The sight of many playfully entangled trumps, of happy baby elephants as they splash in the waters against the tangerine African sunset is enlightening to the eyes of the paying visitor – affluent Americans and Europeans. The sparkling reflection of the sunbeams on the solar panels does not diminish their joy. Nor does the presence of rangers managing the waterholes or patrolling for poachers. For these licensed rangers, who are highly skilled in tracking and nature conservation, the National Park is not simply a job, or an income, but their love for wild life is evident – and contagious. Hangwe is not the raw African landscape as the marketing slogan goes; it is land carefully managed and lovingly cared for.

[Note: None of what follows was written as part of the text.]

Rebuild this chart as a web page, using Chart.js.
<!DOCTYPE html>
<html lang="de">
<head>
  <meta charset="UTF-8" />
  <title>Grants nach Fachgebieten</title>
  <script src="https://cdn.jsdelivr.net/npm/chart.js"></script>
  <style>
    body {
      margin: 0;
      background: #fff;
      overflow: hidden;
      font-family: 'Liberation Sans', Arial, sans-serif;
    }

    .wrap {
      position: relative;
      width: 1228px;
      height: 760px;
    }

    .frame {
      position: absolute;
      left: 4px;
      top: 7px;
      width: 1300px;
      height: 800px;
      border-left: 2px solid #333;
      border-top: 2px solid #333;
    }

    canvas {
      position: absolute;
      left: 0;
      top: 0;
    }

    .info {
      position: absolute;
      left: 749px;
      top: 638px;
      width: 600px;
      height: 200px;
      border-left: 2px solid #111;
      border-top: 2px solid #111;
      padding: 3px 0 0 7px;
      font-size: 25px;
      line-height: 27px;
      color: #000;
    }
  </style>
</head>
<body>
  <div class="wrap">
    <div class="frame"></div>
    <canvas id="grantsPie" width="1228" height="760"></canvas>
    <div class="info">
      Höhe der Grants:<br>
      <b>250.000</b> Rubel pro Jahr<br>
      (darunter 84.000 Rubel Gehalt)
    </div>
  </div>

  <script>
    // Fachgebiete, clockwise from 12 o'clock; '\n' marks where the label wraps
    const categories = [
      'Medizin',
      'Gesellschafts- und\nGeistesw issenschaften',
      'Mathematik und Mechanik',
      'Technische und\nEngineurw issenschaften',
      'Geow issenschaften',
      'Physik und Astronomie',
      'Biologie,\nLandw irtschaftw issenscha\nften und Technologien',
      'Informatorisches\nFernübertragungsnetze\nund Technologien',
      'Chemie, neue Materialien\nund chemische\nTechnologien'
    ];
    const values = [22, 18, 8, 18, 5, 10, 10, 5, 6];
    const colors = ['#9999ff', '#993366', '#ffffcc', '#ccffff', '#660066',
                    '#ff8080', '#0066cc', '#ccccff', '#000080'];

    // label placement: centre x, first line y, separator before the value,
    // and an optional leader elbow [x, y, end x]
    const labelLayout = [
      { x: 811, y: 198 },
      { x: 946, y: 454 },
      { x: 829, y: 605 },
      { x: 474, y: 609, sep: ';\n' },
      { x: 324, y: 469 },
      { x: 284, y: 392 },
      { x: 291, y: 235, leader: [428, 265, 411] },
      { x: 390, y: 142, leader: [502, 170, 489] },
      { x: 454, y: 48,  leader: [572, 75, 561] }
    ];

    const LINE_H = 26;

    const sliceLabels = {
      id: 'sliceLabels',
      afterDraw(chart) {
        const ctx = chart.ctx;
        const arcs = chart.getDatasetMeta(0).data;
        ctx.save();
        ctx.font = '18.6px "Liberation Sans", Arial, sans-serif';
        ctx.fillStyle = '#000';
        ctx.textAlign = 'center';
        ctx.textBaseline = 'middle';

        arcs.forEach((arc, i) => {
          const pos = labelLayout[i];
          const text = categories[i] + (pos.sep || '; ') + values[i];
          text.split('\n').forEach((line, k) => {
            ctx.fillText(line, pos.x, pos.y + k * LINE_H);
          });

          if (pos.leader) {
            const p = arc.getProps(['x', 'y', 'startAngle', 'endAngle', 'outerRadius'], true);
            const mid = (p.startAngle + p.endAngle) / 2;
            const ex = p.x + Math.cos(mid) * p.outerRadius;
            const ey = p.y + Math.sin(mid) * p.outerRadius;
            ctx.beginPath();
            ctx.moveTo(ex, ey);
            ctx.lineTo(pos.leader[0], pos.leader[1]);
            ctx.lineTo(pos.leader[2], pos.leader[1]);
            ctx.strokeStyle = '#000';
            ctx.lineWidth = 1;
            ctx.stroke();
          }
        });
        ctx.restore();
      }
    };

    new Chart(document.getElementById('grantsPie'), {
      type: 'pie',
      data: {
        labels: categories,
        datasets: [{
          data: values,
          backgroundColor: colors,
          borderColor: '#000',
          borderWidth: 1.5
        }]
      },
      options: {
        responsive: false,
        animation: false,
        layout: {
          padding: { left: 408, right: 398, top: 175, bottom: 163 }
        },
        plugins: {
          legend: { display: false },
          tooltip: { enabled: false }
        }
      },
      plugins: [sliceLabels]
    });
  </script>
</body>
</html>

As it was before it became a National Park, and before Cecil Rhodes ever set foot on the land that is holy to the Tjwao.

That Tjwao aren’t back to the land that complements them in their identity, that their lives have not been cared for, but falsely sacrificed for the lives of lions and elephants, is incomprehensible; it’s another wrong doing of Cecil Rhodes that should be righted before it’s too late, before their culture has vanished into oblivion.

Unlike his namesake, Cecil the lion was an old man at the time of his death. In the run of his long life he had fathered many new generations. His wives, his daughters and sons, and even his grandchildren are the lions that today hunt in Hangwe National Park and who carry with them the spirits of Africa, of those passed, of those yet to be born.